Thursday, May 17, 2012

Better...

Yesterday started out well with a good spin class, but ended well with far too much food consumed.

Today started out with a horrible headache, but I went to the gym anyway.  I only managed 8 minutes on the treadmill and then went and sat in the dark workout room until class started.  By the time class started, my head was feeling better...maybe I just need some silence and actual rest.  Class was super fun, it is called Work It!...it is taught by an awesome guy who makes me smile and laugh from the start of class to the end of it.  I got in a really good workout and came out feeling much better than when I did when I got there.  Eating today was super good.  I ate fruit, veggies, lean protein, popcorn for fiber and volume, and drank plenty of water.  I actually finished the day 4pp under my daily allowance.  Tomorrow I will be at my daughter's school all day.  I have already packed my lunch and will have a light breakfast.  Tomorrow night is the pizza party for my daughter's track team.  I will start with one piece of pizza, but allow for two...only if I really want it.  I have really been thinking a lot lately about my eating...what I eat, how much I eat, and why I eat.  Some days I feel like I consume my daily pp so early in the day that I end up with none left for dinner so I just eat as many as I want since I have already run out.  I am going to try and eat only when I am hungry rather than for other reasons such as frustration or anger.

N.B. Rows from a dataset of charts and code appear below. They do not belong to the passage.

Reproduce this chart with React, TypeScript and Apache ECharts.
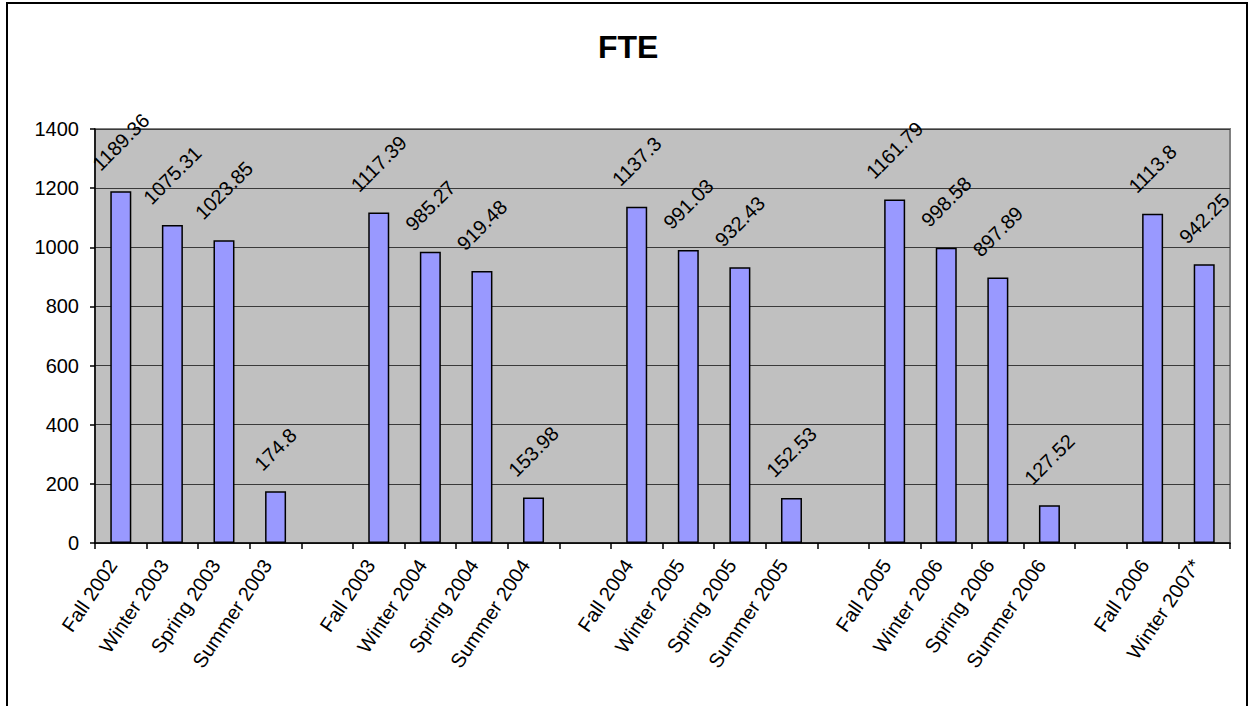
import React, { useEffect, useRef } from "react";
import * as echarts from "echarts";

const categories = [
  "Fall 2002", "Winter 2003", "Spring 2003", "Summer 2003", " ",
  "Fall 2003", "Winter 2004", "Spring 2004", "Summer 2004", "  ",
  "Fall 2004", "Winter 2005", "Spring 2005", "Summer 2005", "   ",
  "Fall 2005", "Winter 2006", "Spring 2006", "Summer 2006", "    ",
  "Fall 2006", "Winter 2007*",
];
const fteValues: (number | null)[] = [
  1189.36, 1075.31, 1023.85, 174.8, null,
  1117.39, 985.27, 919.48, 153.98, null,
  1137.3, 991.03, 932.43, 152.53, null,
  1161.79, 998.58, 897.89, 127.52, null,
  1113.8, 942.25,
];
const yTicks = { min: 0, max: 1400, interval: 200 };
const titleText = "FTE";

const FONT = '"Liberation Sans", Arial, sans-serif';

function measure(s: string, size: number): number {
  const c = document.createElement("canvas").getContext("2d");
  if (!c) return s.length * size * 0.55;
  c.font = `${size}px ${FONT}`;
  return c.measureText(s).width;
}

export default function App() {
  const ref = useRef<HTMLDivElement>(null);
  useEffect(() => {
    if (!ref.current) return;
    const chart = echarts.init(ref.current, null, { renderer: "svg" });
    const data = fteValues.map((v) => {
      if (v == null) return { value: null, label: { show: false } };
      const w = measure(String(v), 20);
      const dist = 19 + ((w + 15) * 0.7071) / 2;
      return { value: v, label: { distance: dist } };
    });
    chart.setOption({
      animation: false,
      backgroundColor: "#ffffff",
      textStyle: { fontFamily: FONT },
      title: {
        text: titleText,
        left: 593,
        top: 26,
        textStyle: { fontFamily: FONT, fontSize: 32, fontWeight: "bold", color: "#000" },
      },
      grid: {
        left: 95,
        right: 20,
        top: 129,
        bottom: 163,
        show: true,
        backgroundColor: "#C0C0C0",
        borderColor: "#808080",
        borderWidth: 2,
      },
      xAxis: {
        type: "category",
        data: categories,
        boundaryGap: true,
        axisLine: { show: true, lineStyle: { color: "#000", width: 1.5 } },
        axisTick: { show: true, length: 6, lineStyle: { color: "#000", width: 1.5 }, alignWithLabel: false },
        axisLabel: {
          interval: 0,
          rotate: 56,
          margin: 24,
          align: "right",
          verticalAlign: "bottom",
          fontSize: 20,
          fontFamily: FONT,
          color: "#000",
        },
        splitLine: { show: false },
      },
      yAxis: {
        type: "value",
        min: yTicks.min,
        max: yTicks.max,
        interval: yTicks.interval,
        axisLine: { show: true, lineStyle: { color: "#000", width: 1.5 } },
        axisTick: { show: true, length: 5, lineStyle: { color: "#000", width: 1.5 } },
        axisLabel: {
          fontSize: 20,
          fontFamily: FONT,
          color: "#000",
          margin: 16,
          formatter: (v: number) => String(v),
        },
        splitLine: { show: true, lineStyle: { color: "#3a3a3a", width: 1.2 } },
      },
      series: [
        {
          type: "bar",
          data,
          barWidth: 21,
          itemStyle: { color: "#9999FF", borderColor: "#000", borderWidth: 1.5 },
          label: {
            show: true,
            position: "top",
            rotate: 45,
            align: "center",
            verticalAlign: "middle",
            fontSize: 20,
            fontFamily: FONT,
            color: "#000",
            formatter: (p: any) => String(p.value),
          },
        },
      ],
      graphic: [
        {
          type: "rect",
          shape: { x: 7, y: 3, width: 1240, height: 800 },
          style: { fill: "none", stroke: "#000", lineWidth: 2 },
          silent: true,
        },
      ],
    });
    return () => chart.dispose();
  }, []);
  return (
    <div
      ref={ref}
      style={{ position: "fixed", left: 0, top: 0, width: 1250, height: 706 }}
    />
  );
}
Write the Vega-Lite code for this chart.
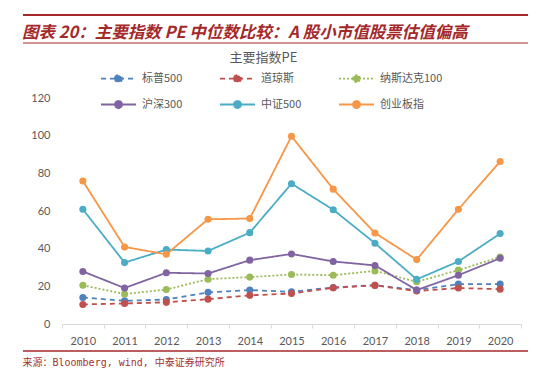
{
  "$schema": "https://vega.github.io/schema/vega-lite/v6.json",
  "width": 459,
  "height": 226,
  "autosize": "none",
  "padding": {"left": 62, "top": 98, "right": 29, "bottom": 54},
  "background": "white",
  "title": {
    "text": "图表 20：主要指数 PE 中位数比较：A 股小市值股票估值偏高",
    "anchor": "start",
    "frame": "group",
    "dx": -40,
    "offset": -27,
    "font": "Noto Sans CJK SC",
    "fontSize": 16.5,
    "fontWeight": "bold",
    "fontStyle": "italic",
    "color": "#a5282a"
  },
  "config": {
    "view": {"stroke": null},
    "axis": {"labelFont": "Lato", "labelFontSize": 11, "labelColor": "#595959"}
  },
  "data": {
    "values": [
      {"year": "2010", "index": "标普500", "pe": 14.1},
      {"year": "2011", "index": "标普500", "pe": 12.3},
      {"year": "2012", "index": "标普500", "pe": 13.0},
      {"year": "2013", "index": "标普500", "pe": 16.8},
      {"year": "2014", "index": "标普500", "pe": 18.0},
      {"year": "2015", "index": "标普500", "pe": 17.1},
      {"year": "2016", "index": "标普500", "pe": 19.4},
      {"year": "2017", "index": "标普500", "pe": 20.6},
      {"year": "2018", "index": "标普500", "pe": 18.0},
      {"year": "2019", "index": "标普500", "pe": 21.2},
      {"year": "2020", "index": "标普500", "pe": 21.2},
      {"year": "2010", "index": "道琼斯", "pe": 10.4},
      {"year": "2011", "index": "道琼斯", "pe": 10.9},
      {"year": "2012", "index": "道琼斯", "pe": 11.5},
      {"year": "2013", "index": "道琼斯", "pe": 13.2},
      {"year": "2014", "index": "道琼斯", "pe": 15.2},
      {"year": "2015", "index": "道琼斯", "pe": 16.2},
      {"year": "2016", "index": "道琼斯", "pe": 19.2},
      {"year": "2017", "index": "道琼斯", "pe": 20.5},
      {"year": "2018", "index": "道琼斯", "pe": 17.5},
      {"year": "2019", "index": "道琼斯", "pe": 19.1},
      {"year": "2020", "index": "道琼斯", "pe": 18.5},
      {"year": "2010", "index": "纳斯达克100", "pe": 20.6},
      {"year": "2011", "index": "纳斯达克100", "pe": 15.9},
      {"year": "2012", "index": "纳斯达克100", "pe": 18.3},
      {"year": "2013", "index": "纳斯达克100", "pe": 23.8},
      {"year": "2014", "index": "纳斯达克100", "pe": 24.9},
      {"year": "2015", "index": "纳斯达克100", "pe": 26.3},
      {"year": "2016", "index": "纳斯达克100", "pe": 25.9},
      {"year": "2017", "index": "纳斯达克100", "pe": 28.2},
      {"year": "2018", "index": "纳斯达克100", "pe": 22.4},
      {"year": "2019", "index": "纳斯达克100", "pe": 28.6},
      {"year": "2020", "index": "纳斯达克100", "pe": 35.6},
      {"year": "2010", "index": "沪深300", "pe": 27.9},
      {"year": "2011", "index": "沪深300", "pe": 19.1},
      {"year": "2012", "index": "沪深300", "pe": 27.2},
      {"year": "2013", "index": "沪深300", "pe": 26.8},
      {"year": "2014", "index": "沪深300", "pe": 33.9},
      {"year": "2015", "index": "沪深300", "pe": 37.2},
      {"year": "2016", "index": "沪深300", "pe": 33.2},
      {"year": "2017", "index": "沪深300", "pe": 31.1},
      {"year": "2018", "index": "沪深300", "pe": 18.0},
      {"year": "2019", "index": "沪深300", "pe": 25.9},
      {"year": "2020", "index": "沪深300", "pe": 34.9},
      {"year": "2010", "index": "中证500", "pe": 60.9},
      {"year": "2011", "index": "中证500", "pe": 32.6},
      {"year": "2012", "index": "中证500", "pe": 39.5},
      {"year": "2013", "index": "中证500", "pe": 38.8},
      {"year": "2014", "index": "中证500", "pe": 48.5},
      {"year": "2015", "index": "中证500", "pe": 74.5},
      {"year": "2016", "index": "中证500", "pe": 60.7},
      {"year": "2017", "index": "中证500", "pe": 42.9},
      {"year": "2018", "index": "中证500", "pe": 23.7},
      {"year": "2019", "index": "中证500", "pe": 33.2},
      {"year": "2020", "index": "中证500", "pe": 48.0},
      {"year": "2010", "index": "创业板指", "pe": 75.9},
      {"year": "2011", "index": "创业板指", "pe": 40.9},
      {"year": "2012", "index": "创业板指", "pe": 37.0},
      {"year": "2013", "index": "创业板指", "pe": 55.6},
      {"year": "2014", "index": "创业板指", "pe": 56.0},
      {"year": "2015", "index": "创业板指", "pe": 99.7},
      {"year": "2016", "index": "创业板指", "pe": 71.6},
      {"year": "2017", "index": "创业板指", "pe": 48.3},
      {"year": "2018", "index": "创业板指", "pe": 34.2},
      {"year": "2019", "index": "创业板指", "pe": 60.9},
      {"year": "2020", "index": "创业板指", "pe": 86.3}
    ]
  },
  "encoding": {
    "x": {
      "field": "year",
      "type": "ordinal",
      "scale": {"type": "band", "paddingInner": 0, "paddingOuter": 0},
      "axis": {
        "labelAngle": 0,
        "tickBand": "extent",
        "domainColor": "#d9d9d9",
        "tickColor": "#d9d9d9",
        "tickSize": 4,
        "labelPadding": 7,
        "title": "来源：Bloomberg, wind, 中泰证券研究所",
        "titleX": -40,
        "titleY": 38,
        "titleAlign": "left",
        "titleBaseline": "middle",
        "titleFont": "DejaVu Sans Mono, Noto Sans CJK SC",
        "titleFontSize": 10,
        "titleFontWeight": "normal",
        "titleColor": "#a5332d"
      }
    },
    "y": {
      "field": "pe",
      "type": "quantitative",
      "scale": {"domain": [0, 120]},
      "axis": {
        "values": [0, 20, 40, 60, 80, 100, 120],
        "grid": false,
        "domain": false,
        "ticks": false,
        "labelPadding": 12,
        "title": "主要指数PE",
        "titleAngle": 0,
        "titleAlign": "center",
        "titleBaseline": "middle",
        "titleX": 201,
        "titleY": -41,
        "titleFont": "Noto Sans CJK SC",
        "titleFontSize": 13,
        "titleFontWeight": "normal",
        "titleColor": "#595959"
      }
    }
  },
  "layer": [
    {
      "mark": {"type": "line"},
      "encoding": {
        "color": {
          "field": "index",
          "type": "nominal",
          "scale": {
            "domain": ["标普500", "道琼斯", "纳斯达克100", "沪深300", "中证500", "创业板指"],
            "range": ["#4f81bd", "#c0504d", "#9bbb59", "#8064a2", "#4bacc6", "#f79646"]
          },
          "legend": {
            "orient": "none",
            "direction": "horizontal",
            "legendX": 38,
            "legendY": -38,
            "columns": 3,
            "columnPadding": 33,
            "rowPadding": 0,
            "title": null,
            "symbolType": "M-1,0H1M-0.2,0A0.2,0.2,0,1,1,0.2,0A0.2,0.2,0,1,1,-0.2,0Z",
            "symbolSize": 1225,
            "labelFont": "Noto Sans CJK SC",
            "labelFontSize": 11,
            "labelColor": "#595959",
            "labelOffset": 5,
            "encode": {
              "symbols": {
                "update": {
                  "fill": {"scale": "color", "field": "value"},
                  "fillOpacity": {"value": 1}
                }
              }
            }
          }
        },
        "strokeDash": {
          "field": "index",
          "type": "nominal",
          "scale": {
            "domain": ["标普500", "道琼斯", "纳斯达克100", "沪深300", "中证500", "创业板指"],
            "range": [[5, 4], [5, 4], [2, 2], [1, 0], [1, 0], [1, 0]]
          },
          "legend": null
        },
        "strokeWidth": {
          "field": "index",
          "type": "nominal",
          "scale": {
            "domain": ["标普500", "道琼斯", "纳斯达克100", "沪深300", "中证500", "创业板指"],
            "range": [1.8, 1.8, 1.2, 2.8, 2.8, 2.8]
          },
          "legend": null
        }
      }
    },
    {
      "mark": {"type": "point", "filled": true, "size": 50, "opacity": 1},
      "encoding": {
        "color": {"field": "index", "type": "nominal", "legend": null}
      }
    },
    {
      "data": {"values": [{}]},
      "mark": {"type": "rule", "color": "#a5282a", "strokeWidth": 2},
      "encoding": {"x": {"value": -39}, "x2": {"value": 466}, "y": {"value": -83}}
    },
    {
      "data": {"values": [{}]},
      "mark": {"type": "rule", "color": "#a5282a", "strokeWidth": 1.2},
      "encoding": {"x": {"value": -39}, "x2": {"value": 466}, "y": {"value": -55}}
    },
    {
      "data": {"values": [{}]},
      "mark": {"type": "rule", "color": "#a5282a", "strokeWidth": 1.5},
      "encoding": {"x": {"value": -39}, "x2": {"value": 466}, "y": {"value": 253}}
    }
  ]
}
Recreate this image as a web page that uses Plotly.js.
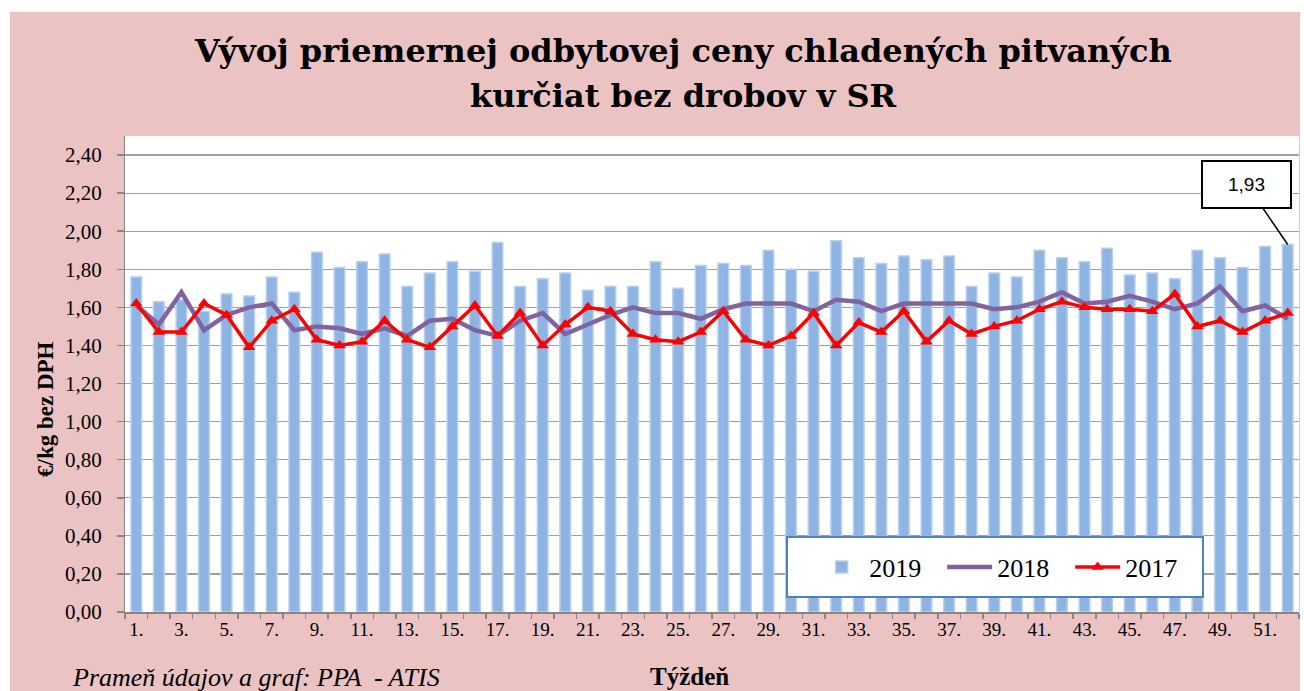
<!DOCTYPE html>
<html>
<head>
<meta charset="utf-8">
<script src="https://cdn.plot.ly/plotly-3.0.1.min.js"></script>
<style>
  html, body { margin: 0; padding: 0; background: #ffffff; width: 1304px; height: 691px; overflow: hidden; }
  #chart { position: absolute; left: 10px; top: 12px; width: 1290px; height: 679px; }
</style>
</head>
<body>
<div id="chart"></div>
<script>
// ---- data ----
const weeks = Array.from({length: 52}, (_, i) => i + 1);
const weekTickVals = weeks.filter(w => w % 2 === 1);
const weekLabels = weekTickVals.map(w => w + ".");

const price2019 = [1.76,1.63,1.64,1.58,1.67,1.66,1.76,1.68,1.89,1.81,1.84,1.88,1.71,1.78,1.84,1.79,1.94,1.71,1.75,1.78,1.69,1.71,1.71,1.84,1.70,1.82,1.83,1.82,1.90,1.80,1.79,1.95,1.86,1.83,1.87,1.85,1.87,1.71,1.78,1.76,1.90,1.86,1.84,1.91,1.77,1.78,1.75,1.90,1.86,1.81,1.92,1.93];
const price2018 = [1.61,1.51,1.68,1.48,1.56,1.60,1.62,1.48,1.50,1.49,1.46,1.49,1.45,1.53,1.54,1.48,1.45,1.53,1.57,1.46,1.51,1.56,1.60,1.57,1.57,1.54,1.59,1.62,1.62,1.62,1.58,1.64,1.63,1.58,1.62,1.62,1.62,1.62,1.59,1.60,1.63,1.68,1.62,1.63,1.66,1.63,1.59,1.62,1.71,1.58,1.61,1.54];
const price2017 = [1.62,1.47,1.47,1.62,1.56,1.39,1.53,1.59,1.43,1.40,1.42,1.53,1.43,1.39,1.50,1.61,1.45,1.57,1.40,1.51,1.60,1.58,1.46,1.43,1.42,1.47,1.58,1.43,1.40,1.45,1.57,1.40,1.52,1.47,1.58,1.42,1.53,1.46,1.50,1.53,1.59,1.63,1.60,1.59,1.59,1.58,1.67,1.50,1.53,1.47,1.53,1.57];
const yTickVals = [0,0.2,0.4,0.6,0.8,1.0,1.2,1.4,1.6,1.8,2.0,2.2,2.4];
const yTickText = ["0,00","0,20","0,40","0,60","0,80","1,00","1,20","1,40","1,60","1,80","2,00","2,20","2,40"];
const seriesNames = ["2019", "2018", "2017"];
const lastLabel = "1,93";

const serif = "Liberation Serif, Times New Roman, serif";

const traces = [
  {
    type: "bar", name: seriesNames[0], x: weeks, y: price2019,
    marker: { color: "#8DB4E2", line: { color: "#B8D0EE", width: 1.5 } },
    hoverinfo: "skip"
  },
  {
    type: "scatter", mode: "lines", name: seriesNames[1], x: weeks, y: price2018,
    line: { color: "#8064A2", width: 4.5 }, hoverinfo: "skip"
  },
  {
    type: "scatter", mode: "lines+markers", name: seriesNames[2], x: weeks, y: price2017,
    line: { color: "#FF0000", width: 3.5 },
    marker: { symbol: "triangle-up", size: 11, color: "#FF0000" }, hoverinfo: "skip"
  }
];

const layout = {
  width: 1290, height: 679,
  paper_bgcolor: "#EBC3C3",
  plot_bgcolor: "#FFFFFF",
  margin: { l: 115, r: 1, t: 124, b: 79, autoexpand: false },
  bargap: 0.53,
  showlegend: true,
  legend: {
    orientation: "h", x: 0.587, y: 0.0945, xanchor: "left", yanchor: "middle",
    bgcolor: "rgba(0,0,0,0)", borderwidth: 0,
    font: { family: serif, size: 26, color: "#000" },
    entrywidth: 68, itemwidth: 45, traceorder: "normal"
  },
  xaxis: {
    range: [0.5, 52.5],
    tickvals: weekTickVals, ticktext: weekLabels,
    ticks: "", showgrid: false, zeroline: false,
    showline: true, linecolor: "#868686", linewidth: 1.5,
    tickfont: { family: serif, size: 19, color: "#000" },
    minor: { ticks: "outside", tick0: 0.5, dtick: 1, ticklen: 5, tickcolor: "#868686", tickwidth: 1.5, showgrid: false },
    fixedrange: true
  },
  yaxis: {
    range: [0, 2.5],
    tickvals: yTickVals, ticktext: yTickText.map(t => t + "\u00A0\u00A0"),
    ticks: "outside", ticklen: 7, tickcolor: "#868686", tickwidth: 1.5,
    showgrid: true, gridcolor: "#A0A0A0", gridwidth: 1.2,
    zeroline: false, showline: true, linecolor: "#868686", linewidth: 1.5,
    tickfont: { family: serif, size: 21, color: "#000" },
    fixedrange: true
  },
  shapes: [
    { type: "rect", xref: "paper", yref: "paper", layer: "above",
      x0: (787 - 125) / 1174, x1: (1203 - 125) / 1174,
      y0: (612 - 597) / 476, y1: (612 - 537) / 476,
      fillcolor: "#FFFFFF", line: { color: "#4F81BD", width: 2 } }
  ],
  annotations: [
    { xref: "paper", yref: "paper", x: (683 - 125) / 1174, y: (612 - 51) / 476,
      text: "<b>Vývoj priemernej odbytovej ceny chladených pitvaných</b>", showarrow: false,
      xanchor: "center", yanchor: "middle",
      font: { family: "DejaVu Serif, serif", size: 32, color: "#000" } },
    { xref: "paper", yref: "paper", x: (683 - 125) / 1174, y: (612 - 96) / 476,
      text: "<b>kurčiat bez drobov v SR</b>", showarrow: false,
      xanchor: "center", yanchor: "middle",
      font: { family: "DejaVu Serif, serif", size: 32, color: "#000" } },
    { xref: "paper", yref: "paper", x: (45 - 125) / 1174, y: (612 - 409) / 476,
      text: "<b>€/kg bez DPH</b>", showarrow: false, textangle: -90,
      xanchor: "center", yanchor: "middle",
      font: { family: serif, size: 23, color: "#000" } },
    { xref: "paper", yref: "paper", x: (689 - 125) / 1174, y: (612 - 676) / 476,
      text: "<b>Týždeň</b>", showarrow: false,
      xanchor: "center", yanchor: "middle",
      font: { family: serif, size: 25, color: "#000" } },
    { xref: "paper", yref: "paper", x: (70 - 125) / 1174, y: (612 - 677) / 476,
      text: "<i>Prameň údajov a graf: PPA  - ATIS</i>", showarrow: false,
      xanchor: "left", yanchor: "middle",
      font: { family: serif, size: 26, color: "#000" } },
    { x: 52, y: price2019[51], xref: "x", yref: "y",
      text: lastLabel, showarrow: true, arrowhead: 0, arrowwidth: 1.5, arrowcolor: "#000",
      ax: -41, ay: -60, width: 85, height: 43,
      bgcolor: "#FFFFFF", bordercolor: "#000", borderwidth: 2,
      font: { family: "Liberation Sans, Arial, sans-serif", size: 19, color: "#000" } }
  ]
};

Plotly.newPlot("chart", traces, layout, { displayModeBar: false, staticPlot: true });
</script>
</body>
</html>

Although I know the scale will not show a loss on Saturday, I am hoping to see a lower number tomorrow and Saturday than I have seen the last week or so.  If I would have weighed in last week, I would probably see a loss this week, but what is...is.

Tomorrow is a new day to make good choices and get that much closer to my goals...

Tuesday, May 8, 2012

Up, down, up, down...

Both my weight and my mood have been up and down lately.  One day I feel inspired, work out hard, and eat well...the next I still work out, but my eating is all over the place.  I wish I knew why I am so drawn to food.  When I was younger I used food as comfort and security, the comfort and security I didn't get from my parents.  That is probably a big part of why I still gravitate toward it.  All these years later I am once again back with my parents, in the house I grew up in, the house I gained weight in.  This time around seems harder than the first go round as now I have my family, my kids and husband, to worry about in addition to my parents who are getting older and not in the best of health.

Most days when I walk in the front door, I feel the weight of the world land on my shoulders and squeeze me tight.  I feel so good when I am helping at my daughter's school, at the gym, and even out running errands.  That good feeling can disappear in a second depending on what is on the other side of the front door.  When I had my own home, which I worked very hard for, I felt so free.  I could have the doors and windows open, I could have the radio on, I could wait until the morning to do the dishes.  There are so many mini freedoms I had that I really miss most days.  I know my parents need our help and this is probably where we are supposed to be, but the situation could be so much better than it is.  I do my best to make the most of things for my kids and my mom.

Last year I was so focused on weight loss, and I was losing quickly.  This year I have lost a lot of that focus, and I am really struggling trying to get it back.  Even though I have already lost almost 80 pounds, I still have that much more to lose.  I am happier at my current weight then I was when I was heavier, but I am still so far from my ultimate weight loss goal.  I have not given up by any means, and I have no intention of doing so.  I will continue to take this journey for what it is, one day and week at a time.